Objective: Beginning at the first line of the data, print each line exactly, stopping after the line that contains "0.8, 0.9, 1.0];".

Material:
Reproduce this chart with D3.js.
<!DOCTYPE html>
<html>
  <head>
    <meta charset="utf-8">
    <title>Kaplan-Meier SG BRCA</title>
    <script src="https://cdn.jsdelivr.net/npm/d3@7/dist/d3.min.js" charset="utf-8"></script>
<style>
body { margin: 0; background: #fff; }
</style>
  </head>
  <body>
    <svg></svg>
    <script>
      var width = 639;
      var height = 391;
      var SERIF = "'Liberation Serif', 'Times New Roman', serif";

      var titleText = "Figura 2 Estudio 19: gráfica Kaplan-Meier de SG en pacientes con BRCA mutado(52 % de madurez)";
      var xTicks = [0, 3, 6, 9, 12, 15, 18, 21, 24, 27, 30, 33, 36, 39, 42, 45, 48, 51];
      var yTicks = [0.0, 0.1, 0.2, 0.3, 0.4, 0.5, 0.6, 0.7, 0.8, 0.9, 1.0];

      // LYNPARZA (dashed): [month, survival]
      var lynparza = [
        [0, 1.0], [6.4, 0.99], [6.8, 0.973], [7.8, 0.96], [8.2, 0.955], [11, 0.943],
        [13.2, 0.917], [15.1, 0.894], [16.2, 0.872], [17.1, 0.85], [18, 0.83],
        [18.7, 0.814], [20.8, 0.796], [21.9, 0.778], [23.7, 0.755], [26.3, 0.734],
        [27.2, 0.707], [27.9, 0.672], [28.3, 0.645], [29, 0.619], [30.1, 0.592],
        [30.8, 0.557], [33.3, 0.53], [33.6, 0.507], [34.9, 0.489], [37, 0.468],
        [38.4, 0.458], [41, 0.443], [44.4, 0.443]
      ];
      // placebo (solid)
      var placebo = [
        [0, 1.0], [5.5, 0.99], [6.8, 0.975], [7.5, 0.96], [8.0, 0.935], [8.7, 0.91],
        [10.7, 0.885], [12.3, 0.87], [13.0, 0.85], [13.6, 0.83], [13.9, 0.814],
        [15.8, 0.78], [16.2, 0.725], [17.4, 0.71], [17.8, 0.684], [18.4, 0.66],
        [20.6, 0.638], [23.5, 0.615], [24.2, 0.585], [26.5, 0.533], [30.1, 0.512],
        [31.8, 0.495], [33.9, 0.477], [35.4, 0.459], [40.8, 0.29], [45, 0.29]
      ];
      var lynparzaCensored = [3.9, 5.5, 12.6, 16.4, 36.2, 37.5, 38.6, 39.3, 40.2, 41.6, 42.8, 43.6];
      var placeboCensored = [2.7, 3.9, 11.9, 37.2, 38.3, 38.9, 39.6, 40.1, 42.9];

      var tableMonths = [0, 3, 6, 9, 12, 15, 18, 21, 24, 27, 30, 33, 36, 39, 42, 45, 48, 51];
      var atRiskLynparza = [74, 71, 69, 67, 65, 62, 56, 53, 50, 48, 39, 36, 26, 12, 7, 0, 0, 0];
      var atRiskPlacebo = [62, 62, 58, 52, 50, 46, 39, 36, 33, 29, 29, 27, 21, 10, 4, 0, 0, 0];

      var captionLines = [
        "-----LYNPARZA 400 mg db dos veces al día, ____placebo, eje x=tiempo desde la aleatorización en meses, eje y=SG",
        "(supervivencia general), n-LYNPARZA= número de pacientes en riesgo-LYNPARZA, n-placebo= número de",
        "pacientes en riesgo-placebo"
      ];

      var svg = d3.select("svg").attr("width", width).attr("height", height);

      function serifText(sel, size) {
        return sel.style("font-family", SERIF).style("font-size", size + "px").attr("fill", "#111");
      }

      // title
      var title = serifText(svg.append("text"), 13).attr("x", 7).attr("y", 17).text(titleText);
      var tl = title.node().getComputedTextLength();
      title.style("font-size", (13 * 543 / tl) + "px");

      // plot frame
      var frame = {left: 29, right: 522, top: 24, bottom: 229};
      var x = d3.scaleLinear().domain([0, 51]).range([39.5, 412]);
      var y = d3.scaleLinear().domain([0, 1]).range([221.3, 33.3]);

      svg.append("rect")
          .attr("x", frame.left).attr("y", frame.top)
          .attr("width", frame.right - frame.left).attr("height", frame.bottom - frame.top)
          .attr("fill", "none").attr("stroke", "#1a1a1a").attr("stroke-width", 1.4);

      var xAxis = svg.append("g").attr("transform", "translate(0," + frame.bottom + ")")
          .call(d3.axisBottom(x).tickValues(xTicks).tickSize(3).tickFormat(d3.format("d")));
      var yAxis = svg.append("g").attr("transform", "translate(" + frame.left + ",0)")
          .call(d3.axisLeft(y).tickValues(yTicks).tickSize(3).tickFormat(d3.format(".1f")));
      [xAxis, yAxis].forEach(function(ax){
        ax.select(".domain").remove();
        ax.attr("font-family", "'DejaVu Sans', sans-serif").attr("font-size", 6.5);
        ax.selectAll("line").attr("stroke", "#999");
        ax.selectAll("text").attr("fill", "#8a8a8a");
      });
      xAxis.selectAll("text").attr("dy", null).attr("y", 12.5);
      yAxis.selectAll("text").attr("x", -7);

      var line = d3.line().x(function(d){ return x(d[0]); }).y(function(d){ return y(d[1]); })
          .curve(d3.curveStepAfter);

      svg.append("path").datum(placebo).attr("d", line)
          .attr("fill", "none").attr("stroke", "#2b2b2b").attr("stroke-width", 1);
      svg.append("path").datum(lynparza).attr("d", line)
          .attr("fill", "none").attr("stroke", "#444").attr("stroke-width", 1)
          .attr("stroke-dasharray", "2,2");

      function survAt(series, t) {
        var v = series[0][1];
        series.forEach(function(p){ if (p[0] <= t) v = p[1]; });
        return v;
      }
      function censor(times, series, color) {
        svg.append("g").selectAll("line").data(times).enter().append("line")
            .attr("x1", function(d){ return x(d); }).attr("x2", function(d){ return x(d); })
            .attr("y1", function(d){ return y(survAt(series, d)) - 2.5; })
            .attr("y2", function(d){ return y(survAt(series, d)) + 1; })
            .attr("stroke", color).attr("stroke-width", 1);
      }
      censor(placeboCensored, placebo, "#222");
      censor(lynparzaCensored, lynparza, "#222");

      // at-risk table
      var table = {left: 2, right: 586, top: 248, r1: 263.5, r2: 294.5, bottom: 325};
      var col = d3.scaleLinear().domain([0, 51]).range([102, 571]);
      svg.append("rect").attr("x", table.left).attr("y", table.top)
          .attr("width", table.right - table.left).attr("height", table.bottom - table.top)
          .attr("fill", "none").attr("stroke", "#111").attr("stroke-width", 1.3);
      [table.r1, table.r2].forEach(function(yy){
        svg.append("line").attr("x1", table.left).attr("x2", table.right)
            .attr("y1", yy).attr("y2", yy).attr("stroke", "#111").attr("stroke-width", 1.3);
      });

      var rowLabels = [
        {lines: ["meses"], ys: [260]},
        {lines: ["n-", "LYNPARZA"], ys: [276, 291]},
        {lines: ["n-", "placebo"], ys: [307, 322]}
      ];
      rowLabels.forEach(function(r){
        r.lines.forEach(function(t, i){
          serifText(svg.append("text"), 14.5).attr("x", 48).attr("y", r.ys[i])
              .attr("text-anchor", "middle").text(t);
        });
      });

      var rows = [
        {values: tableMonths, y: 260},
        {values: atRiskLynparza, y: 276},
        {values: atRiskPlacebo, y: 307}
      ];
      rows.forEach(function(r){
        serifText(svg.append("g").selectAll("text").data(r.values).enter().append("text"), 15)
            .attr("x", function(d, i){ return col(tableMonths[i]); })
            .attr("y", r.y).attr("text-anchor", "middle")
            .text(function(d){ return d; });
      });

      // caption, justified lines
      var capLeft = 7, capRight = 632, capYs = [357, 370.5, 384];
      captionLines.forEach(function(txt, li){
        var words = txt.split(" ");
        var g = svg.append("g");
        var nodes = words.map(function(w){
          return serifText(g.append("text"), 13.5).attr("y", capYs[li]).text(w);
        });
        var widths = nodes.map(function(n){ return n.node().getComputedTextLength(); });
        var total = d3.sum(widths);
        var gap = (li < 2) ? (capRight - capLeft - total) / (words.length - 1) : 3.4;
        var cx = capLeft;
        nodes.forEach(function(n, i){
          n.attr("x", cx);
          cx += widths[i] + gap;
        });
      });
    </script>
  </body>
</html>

Correct answer:
Reproduce this chart with D3.js.
<!DOCTYPE html>
<html>
  <head>
    <meta charset="utf-8">
    <title>Kaplan-Meier SG BRCA</title>
    <script src="https://cdn.jsdelivr.net/npm/d3@7/dist/d3.min.js" charset="utf-8"></script>
<style>
body { margin: 0; background: #fff; }
</style>
  </head>
  <body>
    <svg></svg>
    <script>
      var width = 639;
      var height = 391;
      var SERIF = "'Liberation Serif', 'Times New Roman', serif";

      var titleText = "Figura 2 Estudio 19: gráfica Kaplan-Meier de SG en pacientes con BRCA mutado(52 % de madurez)";
      var xTicks = [0, 3, 6, 9, 12, 15, 18, 21, 24, 27, 30, 33, 36, 39, 42, 45, 48, 51];
      var yTicks = [0.0, 0.1, 0.2, 0.3, 0.4, 0.5, 0.6, 0.7, 0.8, 0.9, 1.0];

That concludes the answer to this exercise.